May 05, 2004 17:50
everything I say in this journal are my personal thoughts and
opinions, I can write whatever the heck I want to write in here.
don't like it? then click the [ x ] in the corner of the screen. >:-O
new background :) custom made by me!
today was slightly upsetting. I hate seeing my friends go through sadness. It upsets me. Then I just want to be upset because I feel that if I'm happy and bouncing around them, that I'm uncaring. And I do care. ALOT. I just can't see this person be so unhappy at times. :*(
other than that, today went ok. I bought an LV purse on Ebay and I'm bidding on another one actually. I'm excited about it. hehe, new purses yet again :)
I can't trust people. its as simple as black and white. one single thing to break my trust, will make things awkward and whatnot. Too many things happened in one week within only a few short days, that made me distance myself from everyone. I will take myself back to freshman year for a second; I got used in the worst way - I was a freshman - I was naive - I was easy to manipulate - and most of all, I was lied to. I've let go of what actually happen, but the factor remains that I can't trust people because of what happened and it probably did destroy me emotionally. I only trust .. one .. two .. three .. four .. five people as of right now. Two which are at other schools. Three being that I could trust with anything in the whole world knowing that whatever I do say or tell them, will be safe. I'm talking about big things though. Not the little ones. One mistake altered all my feelings, all my words, and some of my friends. I've stayed out of the drama. Like I said in an earlier post, we only have less than a month left of school. Then its summer. When it comes to summer, I won't be here half the time. I don't want the drama anymore. I don't want to deal with some ignorant people. I don't want to be put down. And Jon said my friendship is more of a burder than an enjoyment or whatever. When he said what he said about someone saying something, he made it sound like the person said it on purpose. But considering some other things in the past, and considering this happening, its hard for me to tell whether or not the past was real too. He also made it sound like I'm more of chore to everyone because of all my drama. So at this point, I'm staying away from that group.
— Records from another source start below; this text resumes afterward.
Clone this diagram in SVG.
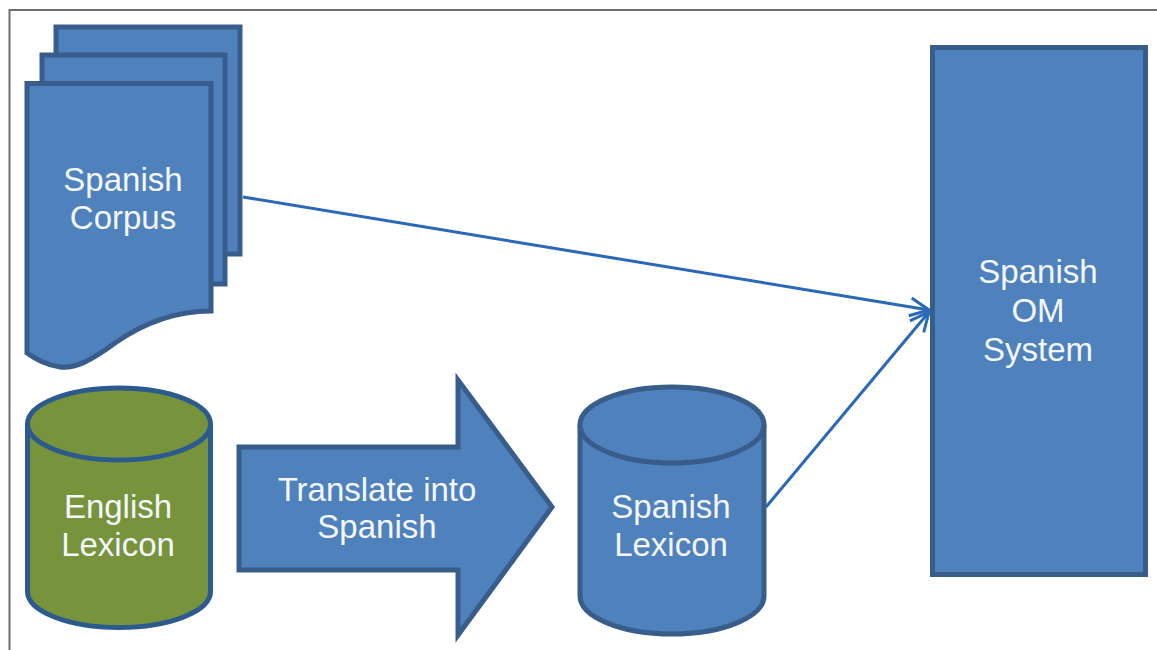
<svg xmlns="http://www.w3.org/2000/svg" width="1157" height="650" viewBox="0 0 1157 650">
  <defs>
    <style>
      .shape { fill: #4f81bd; stroke: #385d8a; stroke-width: 5; stroke-linejoin: miter; }
      .olive { fill: #77933c; stroke: #2c5a8f; stroke-width: 5; }
      .label { font-family: "Liberation Sans", Arial, sans-serif; font-size: 33px; fill: #f4f7fb; text-anchor: middle; }
      .link { fill: none; stroke: #2a68b8; stroke-width: 3; }
    </style>
    <marker id="openArrow" viewBox="0 0 24 24" refX="21" refY="12" markerWidth="24" markerHeight="24" markerUnits="userSpaceOnUse" orient="auto">
      <path d="M2,3 L21,12 L2,21" fill="none" stroke="#2a68b8" stroke-width="3"/>
    </marker>
  </defs>

  <rect width="1157" height="650" fill="#ffffff"/>

  <!-- frame -->
  <path d="M9.5,650 V10 H1157" fill="none" stroke="#6e6e6e" stroke-width="2"/>

  <!-- connectors -->
  <g id="connectors">
    <line class="link" x1="243" y1="197" x2="929" y2="310" marker-end="url(#openArrow)"/>
    <line class="link" x1="766" y1="507" x2="929" y2="312" marker-end="url(#openArrow)"/>
  </g>

  <!-- stacked documents -->
  <g id="spanish-corpus">
    <rect class="shape" x="56" y="27" width="184" height="227"/>
    <rect class="shape" x="42" y="55" width="183" height="229"/>
    <path class="shape" d="M27,83.5 H211 V311 C175,311 145,322 115,343 C92,360 75,369 60,367 C45,365 35,358 27,353 Z"/>
    <text class="label" x="123" y="191">Spanish</text>
    <text class="label" x="123" y="229">Corpus</text>
  </g>

  <!-- English lexicon cylinder -->
  <g id="english-lexicon">
    <path class="olive" d="M27.5,424 V591.5 A91.5,36 0 0 0 210.5,591.5 V424"/>
    <ellipse class="olive" cx="119" cy="424" rx="91.5" ry="36"/>
    <text class="label" x="118" y="518">English</text>
    <text class="label" x="118" y="556">Lexicon</text>
  </g>

  <!-- translation block arrow -->
  <g id="translate">
    <path class="shape" d="M239,447 H458 V380 L552,507 L458,635 V570 H239 Z"/>
    <text class="label" x="377" y="501">Translate into</text>
    <text class="label" x="377" y="538">Spanish</text>
  </g>

  <!-- Spanish lexicon cylinder -->
  <g id="spanish-lexicon">
    <path class="shape" d="M580,425 V596 A92,38 0 0 0 764,596 V425"/>
    <ellipse class="shape" cx="672" cy="425" rx="92" ry="38"/>
    <text class="label" x="671" y="518">Spanish</text>
    <text class="label" x="671" y="556">Lexicon</text>
  </g>

  <!-- OM system -->
  <g id="spanish-om-system">
    <rect class="shape" x="932.5" y="47.5" width="213" height="527"/>
    <text class="label" x="1038" y="283">Spanish</text>
    <text class="label" x="1038" y="322">OM</text>
    <text class="label" x="1038" y="361">System</text>
  </g>
</svg>
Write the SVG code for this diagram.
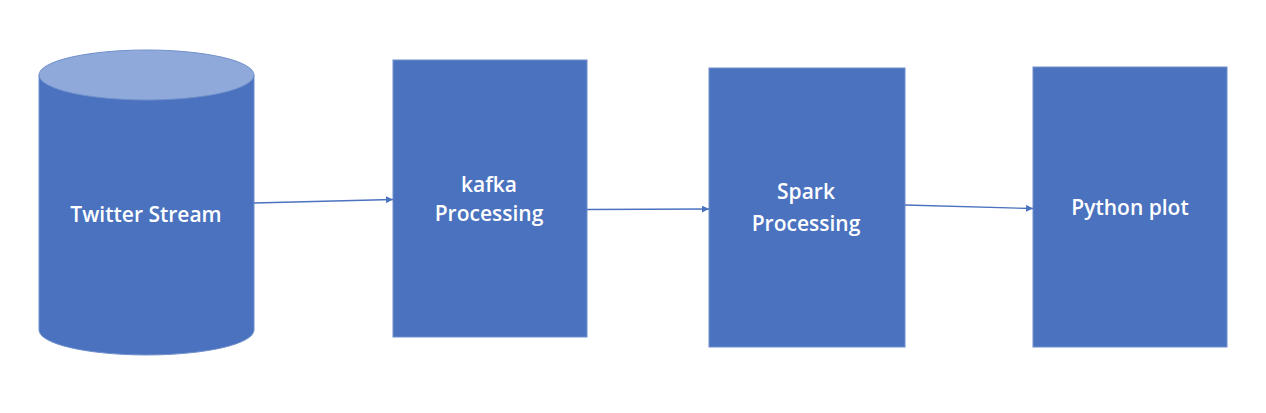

I mean, thats half the reason why I sit with the guys at lunch rather than the girls. I've distanced myself and will remain as that. It the midst of doing all of that, I have become somewhat happier with me and my life. I know who I can trust and who I can't. Like I said before; its as simple as black and white.
well, thats all I really have to say right now. I gotta go eat dinner and then finish writing in Karen's *lylas!!* yearbook :) see ya everyone!